Task directions: Every line below should be copied exactly; drop the pictures.
-------- Data
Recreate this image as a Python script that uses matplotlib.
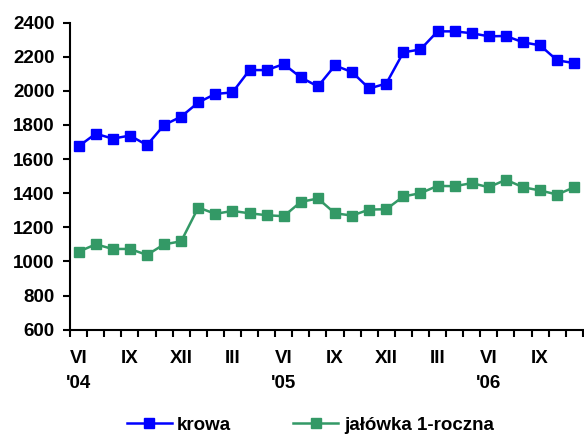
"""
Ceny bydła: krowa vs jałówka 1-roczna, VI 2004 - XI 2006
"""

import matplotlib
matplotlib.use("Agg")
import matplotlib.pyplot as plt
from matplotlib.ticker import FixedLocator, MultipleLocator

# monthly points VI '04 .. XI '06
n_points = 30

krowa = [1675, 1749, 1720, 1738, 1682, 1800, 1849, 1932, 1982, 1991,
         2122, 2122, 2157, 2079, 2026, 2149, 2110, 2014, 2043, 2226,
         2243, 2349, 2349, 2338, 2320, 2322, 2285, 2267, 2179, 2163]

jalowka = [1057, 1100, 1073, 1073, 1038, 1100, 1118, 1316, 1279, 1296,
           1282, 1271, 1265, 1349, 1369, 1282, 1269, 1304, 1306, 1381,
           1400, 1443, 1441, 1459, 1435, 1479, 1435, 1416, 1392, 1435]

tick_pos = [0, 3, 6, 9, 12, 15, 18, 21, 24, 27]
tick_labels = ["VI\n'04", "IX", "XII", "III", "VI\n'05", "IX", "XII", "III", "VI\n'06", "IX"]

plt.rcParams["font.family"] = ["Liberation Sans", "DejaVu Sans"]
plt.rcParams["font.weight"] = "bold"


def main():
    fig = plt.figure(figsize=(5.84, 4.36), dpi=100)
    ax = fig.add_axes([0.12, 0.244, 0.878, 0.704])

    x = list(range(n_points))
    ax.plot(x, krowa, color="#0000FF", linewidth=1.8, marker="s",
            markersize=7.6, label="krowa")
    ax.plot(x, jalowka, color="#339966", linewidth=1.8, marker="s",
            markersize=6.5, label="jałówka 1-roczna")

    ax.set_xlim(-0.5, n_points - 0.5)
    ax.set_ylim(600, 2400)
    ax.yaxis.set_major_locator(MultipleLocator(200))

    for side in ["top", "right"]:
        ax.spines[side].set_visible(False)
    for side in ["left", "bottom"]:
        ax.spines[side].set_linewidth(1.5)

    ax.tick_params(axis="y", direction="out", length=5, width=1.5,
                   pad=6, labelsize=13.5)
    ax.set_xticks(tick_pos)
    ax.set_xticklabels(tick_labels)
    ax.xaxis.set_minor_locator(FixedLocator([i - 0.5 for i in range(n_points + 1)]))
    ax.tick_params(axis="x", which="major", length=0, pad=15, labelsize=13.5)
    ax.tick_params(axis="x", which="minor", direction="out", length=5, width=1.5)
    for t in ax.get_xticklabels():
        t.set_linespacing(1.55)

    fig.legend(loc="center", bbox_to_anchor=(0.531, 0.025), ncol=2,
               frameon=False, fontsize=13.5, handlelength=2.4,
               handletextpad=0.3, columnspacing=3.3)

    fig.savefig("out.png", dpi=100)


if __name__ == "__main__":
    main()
----------------
Exercise output:
Recreate this image as a Python script that uses matplotlib.
"""
Ceny bydła: krowa vs jałówka 1-roczna, VI 2004 - XI 2006
"""

import matplotlib
matplotlib.use("Agg")
import matplotlib.pyplot as plt
from matplotlib.ticker import FixedLocator, MultipleLocator

# monthly points VI '04 .. XI '06
n_points = 30

krowa = [1675, 1749, 1720, 1738, 1682, 1800, 1849, 1932, 1982, 1991,
         2122, 2122, 2157, 2079, 2026, 2149, 2110, 2014, 2043, 2226,
         2243, 2349, 2349, 2338, 2320, 2322, 2285, 2267, 2179, 2163]

jalowka = [1057, 1100, 1073, 1073, 1038, 1100, 1118, 1316, 1279, 1296,
           1282, 1271, 1265, 1349, 1369, 1282, 1269, 1304, 1306, 1381,
           1400, 1443, 1441, 1459, 1435, 1479, 1435, 1416, 1392, 1435]

tick_pos = [0, 3, 6, 9, 12, 15, 18, 21, 24, 27]
tick_labels = ["VI\n'04", "IX", "XII", "III", "VI\n'05", "IX", "XII", "III", "VI\n'06", "IX"]

plt.rcParams["font.family"] = ["Liberation Sans", "DejaVu Sans"]
plt.rcParams["font.weight"] = "bold"


def main():
    fig = plt.figure(figsize=(5.84, 4.36), dpi=100)
    ax = fig.add_axes([0.12, 0.244, 0.878, 0.704])

    x = list(range(n_points))
    ax.plot(x, krowa, color="#0000FF", linewidth=1.8, marker="s",
            markersize=7.6, label="krowa")
    ax.plot(x, jalowka, color="#339966", linewidth=1.8, marker="s",
            markersize=6.5, label="jałówka 1-roczna")

    ax.set_xlim(-0.5, n_points - 0.5)
    ax.set_ylim(600, 2400)
    ax.yaxis.set_major_locator(MultipleLocator(200))

    for side in ["top", "right"]:
        ax.spines[side].set_visible(False)
    for side in ["left", "bottom"]:
        ax.spines[side].set_linewidth(1.5)

    ax.tick_params(axis="y", direction="out", length=5, width=1.5,
                   pad=6, labelsize=13.5)
    ax.set_xticks(tick_pos)
    ax.set_xticklabels(tick_labels)
    ax.xaxis.set_minor_locator(FixedLocator([i - 0.5 for i in range(n_points + 1)]))
    ax.tick_params(axis="x", which="major", length=0, pad=15, labelsize=13.5)
    ax.tick_params(axis="x", which="minor", direction="out", length=5, width=1.5)
    for t in ax.get_xticklabels():
        t.set_linespacing(1.55)

    fig.legend(loc="center", bbox_to_anchor=(0.531, 0.025), ncol=2,
               frameon=False, fontsize=13.5, handlelength=2.4,
               handletextpad=0.3, columnspacing=3.3)

    fig.savefig("out.png", dpi=100)


if __name__ == "__main__":
    main()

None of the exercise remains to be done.